Input data.
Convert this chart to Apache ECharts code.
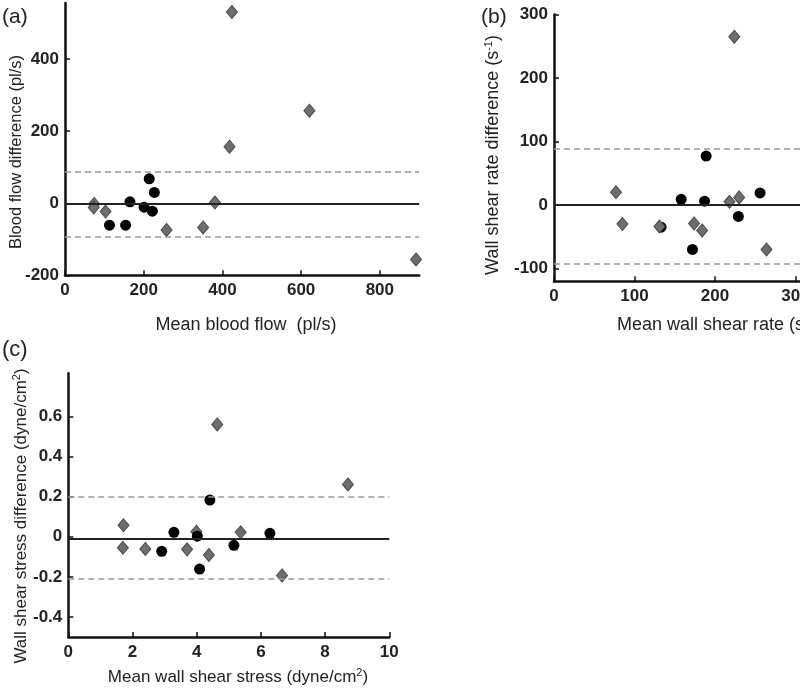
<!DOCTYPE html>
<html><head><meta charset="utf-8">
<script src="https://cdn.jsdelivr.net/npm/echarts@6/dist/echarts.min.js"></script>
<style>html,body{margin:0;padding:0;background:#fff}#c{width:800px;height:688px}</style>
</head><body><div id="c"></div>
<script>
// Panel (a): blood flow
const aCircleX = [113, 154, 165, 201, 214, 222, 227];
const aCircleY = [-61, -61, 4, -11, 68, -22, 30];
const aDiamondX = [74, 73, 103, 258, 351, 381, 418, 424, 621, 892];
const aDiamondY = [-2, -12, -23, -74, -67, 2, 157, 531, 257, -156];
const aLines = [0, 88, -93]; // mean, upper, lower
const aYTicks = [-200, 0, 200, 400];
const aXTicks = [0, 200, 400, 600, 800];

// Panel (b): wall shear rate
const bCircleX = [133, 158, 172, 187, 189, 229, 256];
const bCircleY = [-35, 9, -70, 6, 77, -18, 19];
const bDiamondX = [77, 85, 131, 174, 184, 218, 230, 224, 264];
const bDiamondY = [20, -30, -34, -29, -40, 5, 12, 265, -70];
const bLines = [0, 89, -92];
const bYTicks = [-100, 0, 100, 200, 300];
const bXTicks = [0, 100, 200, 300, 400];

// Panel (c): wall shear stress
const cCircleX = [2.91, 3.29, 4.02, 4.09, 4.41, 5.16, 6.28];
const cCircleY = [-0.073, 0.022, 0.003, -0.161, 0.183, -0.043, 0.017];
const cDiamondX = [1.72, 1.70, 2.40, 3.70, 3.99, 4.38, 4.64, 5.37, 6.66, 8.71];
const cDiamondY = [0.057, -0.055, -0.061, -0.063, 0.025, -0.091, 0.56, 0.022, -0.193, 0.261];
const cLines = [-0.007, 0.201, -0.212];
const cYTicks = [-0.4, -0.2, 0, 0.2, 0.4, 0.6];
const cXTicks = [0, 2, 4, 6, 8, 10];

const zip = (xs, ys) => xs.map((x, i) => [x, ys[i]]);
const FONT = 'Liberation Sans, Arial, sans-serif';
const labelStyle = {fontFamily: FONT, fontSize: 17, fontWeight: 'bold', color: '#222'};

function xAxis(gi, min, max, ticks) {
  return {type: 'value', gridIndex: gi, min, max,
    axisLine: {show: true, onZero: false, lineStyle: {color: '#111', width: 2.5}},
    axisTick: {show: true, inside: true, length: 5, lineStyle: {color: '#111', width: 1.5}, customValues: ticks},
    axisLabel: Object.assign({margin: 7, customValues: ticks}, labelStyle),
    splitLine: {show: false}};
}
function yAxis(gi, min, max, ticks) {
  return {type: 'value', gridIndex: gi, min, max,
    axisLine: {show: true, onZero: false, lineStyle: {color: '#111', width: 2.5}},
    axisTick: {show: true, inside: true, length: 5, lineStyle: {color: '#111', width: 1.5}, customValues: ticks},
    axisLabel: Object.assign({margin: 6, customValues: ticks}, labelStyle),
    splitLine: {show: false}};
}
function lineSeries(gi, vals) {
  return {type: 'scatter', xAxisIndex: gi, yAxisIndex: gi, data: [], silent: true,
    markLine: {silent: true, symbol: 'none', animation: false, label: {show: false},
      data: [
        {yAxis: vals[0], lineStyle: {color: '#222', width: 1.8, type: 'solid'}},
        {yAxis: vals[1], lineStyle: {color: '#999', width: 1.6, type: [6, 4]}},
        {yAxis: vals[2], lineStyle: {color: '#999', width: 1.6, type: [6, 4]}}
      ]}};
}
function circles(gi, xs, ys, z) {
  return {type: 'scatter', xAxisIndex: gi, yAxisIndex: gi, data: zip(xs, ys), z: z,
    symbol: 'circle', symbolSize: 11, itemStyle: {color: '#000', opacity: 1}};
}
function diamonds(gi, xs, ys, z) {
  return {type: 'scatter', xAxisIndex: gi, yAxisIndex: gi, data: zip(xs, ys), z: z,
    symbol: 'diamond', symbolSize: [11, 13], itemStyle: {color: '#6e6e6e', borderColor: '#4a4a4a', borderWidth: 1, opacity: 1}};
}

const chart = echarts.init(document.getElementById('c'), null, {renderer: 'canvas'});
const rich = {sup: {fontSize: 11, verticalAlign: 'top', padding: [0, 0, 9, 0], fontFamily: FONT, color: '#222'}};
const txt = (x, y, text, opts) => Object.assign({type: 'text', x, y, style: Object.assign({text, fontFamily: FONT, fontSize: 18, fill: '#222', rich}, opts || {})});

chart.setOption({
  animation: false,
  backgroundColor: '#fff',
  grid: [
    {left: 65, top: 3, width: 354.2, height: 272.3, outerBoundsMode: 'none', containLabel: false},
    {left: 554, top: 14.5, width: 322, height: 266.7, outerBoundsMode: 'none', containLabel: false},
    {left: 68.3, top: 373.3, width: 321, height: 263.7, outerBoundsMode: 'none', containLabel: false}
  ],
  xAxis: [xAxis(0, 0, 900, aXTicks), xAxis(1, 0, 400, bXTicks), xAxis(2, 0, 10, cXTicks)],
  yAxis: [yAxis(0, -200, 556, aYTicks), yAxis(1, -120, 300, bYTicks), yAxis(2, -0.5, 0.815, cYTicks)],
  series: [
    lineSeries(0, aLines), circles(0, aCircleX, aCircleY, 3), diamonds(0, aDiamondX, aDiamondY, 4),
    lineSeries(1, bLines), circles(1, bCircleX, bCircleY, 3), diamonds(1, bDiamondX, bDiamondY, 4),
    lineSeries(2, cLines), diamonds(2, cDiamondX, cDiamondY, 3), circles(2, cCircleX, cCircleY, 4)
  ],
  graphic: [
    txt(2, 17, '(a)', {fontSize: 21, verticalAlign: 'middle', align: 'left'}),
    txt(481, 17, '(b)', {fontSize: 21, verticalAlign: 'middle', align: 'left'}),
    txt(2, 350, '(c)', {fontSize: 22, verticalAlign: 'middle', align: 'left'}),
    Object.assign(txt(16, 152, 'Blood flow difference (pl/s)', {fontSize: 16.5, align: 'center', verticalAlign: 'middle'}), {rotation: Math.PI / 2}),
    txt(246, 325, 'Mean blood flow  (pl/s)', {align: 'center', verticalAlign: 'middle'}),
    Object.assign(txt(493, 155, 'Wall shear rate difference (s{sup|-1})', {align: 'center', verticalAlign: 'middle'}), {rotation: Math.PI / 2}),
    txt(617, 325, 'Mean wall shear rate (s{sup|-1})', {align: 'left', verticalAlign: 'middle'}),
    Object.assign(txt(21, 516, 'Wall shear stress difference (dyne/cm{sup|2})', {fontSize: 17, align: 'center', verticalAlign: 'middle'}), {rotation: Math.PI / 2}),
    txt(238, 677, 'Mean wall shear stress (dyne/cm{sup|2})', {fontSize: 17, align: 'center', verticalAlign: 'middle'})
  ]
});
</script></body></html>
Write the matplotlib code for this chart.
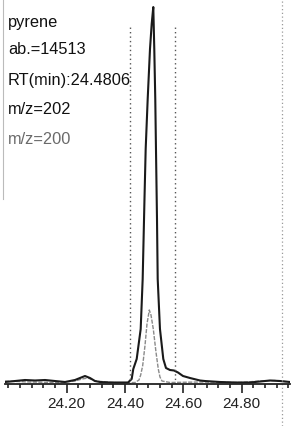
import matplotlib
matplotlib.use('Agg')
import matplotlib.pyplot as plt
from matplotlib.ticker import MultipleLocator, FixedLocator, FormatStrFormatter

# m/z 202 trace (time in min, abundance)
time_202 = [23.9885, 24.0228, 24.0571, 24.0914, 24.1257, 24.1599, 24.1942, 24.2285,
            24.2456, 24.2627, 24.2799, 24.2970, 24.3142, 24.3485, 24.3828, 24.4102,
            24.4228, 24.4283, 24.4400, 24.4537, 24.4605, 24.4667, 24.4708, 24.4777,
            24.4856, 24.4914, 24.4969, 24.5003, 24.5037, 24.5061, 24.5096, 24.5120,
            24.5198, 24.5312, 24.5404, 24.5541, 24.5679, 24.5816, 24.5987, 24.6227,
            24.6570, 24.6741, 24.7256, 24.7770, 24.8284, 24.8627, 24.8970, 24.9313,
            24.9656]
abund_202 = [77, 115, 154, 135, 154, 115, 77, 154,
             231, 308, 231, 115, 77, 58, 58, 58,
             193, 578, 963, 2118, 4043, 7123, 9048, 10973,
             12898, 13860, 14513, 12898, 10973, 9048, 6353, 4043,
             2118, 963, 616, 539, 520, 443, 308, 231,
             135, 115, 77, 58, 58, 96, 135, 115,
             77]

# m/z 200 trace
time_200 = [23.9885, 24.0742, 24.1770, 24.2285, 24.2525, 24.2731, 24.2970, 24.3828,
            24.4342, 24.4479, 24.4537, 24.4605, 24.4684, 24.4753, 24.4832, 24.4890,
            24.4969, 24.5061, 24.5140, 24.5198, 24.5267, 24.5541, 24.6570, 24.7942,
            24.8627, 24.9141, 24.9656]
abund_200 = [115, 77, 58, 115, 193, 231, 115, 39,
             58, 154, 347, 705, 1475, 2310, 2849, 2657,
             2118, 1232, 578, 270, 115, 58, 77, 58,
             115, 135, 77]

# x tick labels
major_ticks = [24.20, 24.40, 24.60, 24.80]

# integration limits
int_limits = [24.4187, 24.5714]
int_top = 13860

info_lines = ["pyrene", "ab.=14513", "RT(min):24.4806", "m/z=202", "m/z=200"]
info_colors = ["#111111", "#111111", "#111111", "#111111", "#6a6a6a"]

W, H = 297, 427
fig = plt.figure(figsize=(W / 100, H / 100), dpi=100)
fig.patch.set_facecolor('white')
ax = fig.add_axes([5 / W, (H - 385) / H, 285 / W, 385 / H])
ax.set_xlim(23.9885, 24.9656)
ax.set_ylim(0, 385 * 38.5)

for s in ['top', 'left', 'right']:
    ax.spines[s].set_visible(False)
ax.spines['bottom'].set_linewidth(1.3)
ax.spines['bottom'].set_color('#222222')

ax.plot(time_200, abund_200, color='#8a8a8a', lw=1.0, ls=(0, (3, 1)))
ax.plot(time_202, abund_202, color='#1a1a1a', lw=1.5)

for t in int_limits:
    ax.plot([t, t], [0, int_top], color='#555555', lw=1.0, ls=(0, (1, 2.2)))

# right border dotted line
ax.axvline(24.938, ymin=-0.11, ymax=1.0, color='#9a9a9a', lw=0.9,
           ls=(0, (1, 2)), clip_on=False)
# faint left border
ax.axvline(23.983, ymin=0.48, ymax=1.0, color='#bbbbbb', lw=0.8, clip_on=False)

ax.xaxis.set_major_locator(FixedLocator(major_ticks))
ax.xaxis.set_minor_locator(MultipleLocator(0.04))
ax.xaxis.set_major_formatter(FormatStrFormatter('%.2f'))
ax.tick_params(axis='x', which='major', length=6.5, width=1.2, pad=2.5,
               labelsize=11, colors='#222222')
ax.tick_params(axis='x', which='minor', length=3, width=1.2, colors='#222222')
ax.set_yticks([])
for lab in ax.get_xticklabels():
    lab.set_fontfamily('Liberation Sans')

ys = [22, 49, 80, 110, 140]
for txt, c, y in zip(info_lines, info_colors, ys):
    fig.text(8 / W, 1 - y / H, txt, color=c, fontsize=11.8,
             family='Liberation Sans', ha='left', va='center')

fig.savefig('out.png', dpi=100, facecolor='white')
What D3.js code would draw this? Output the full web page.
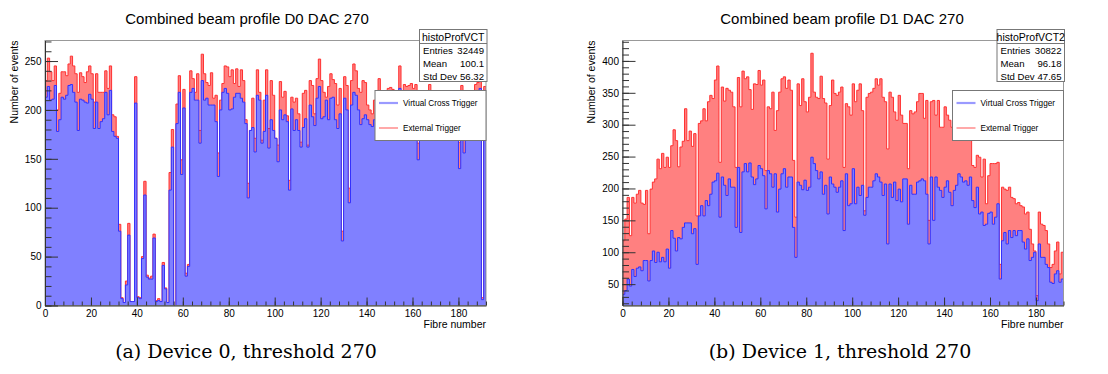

Written task. Extract every line above that contains the word "this".

Response to the task.
Convert this chart to Apache ECharts code.
Write the matplotlib code for this chart.
What D3.js code would draw this? Output the full web page.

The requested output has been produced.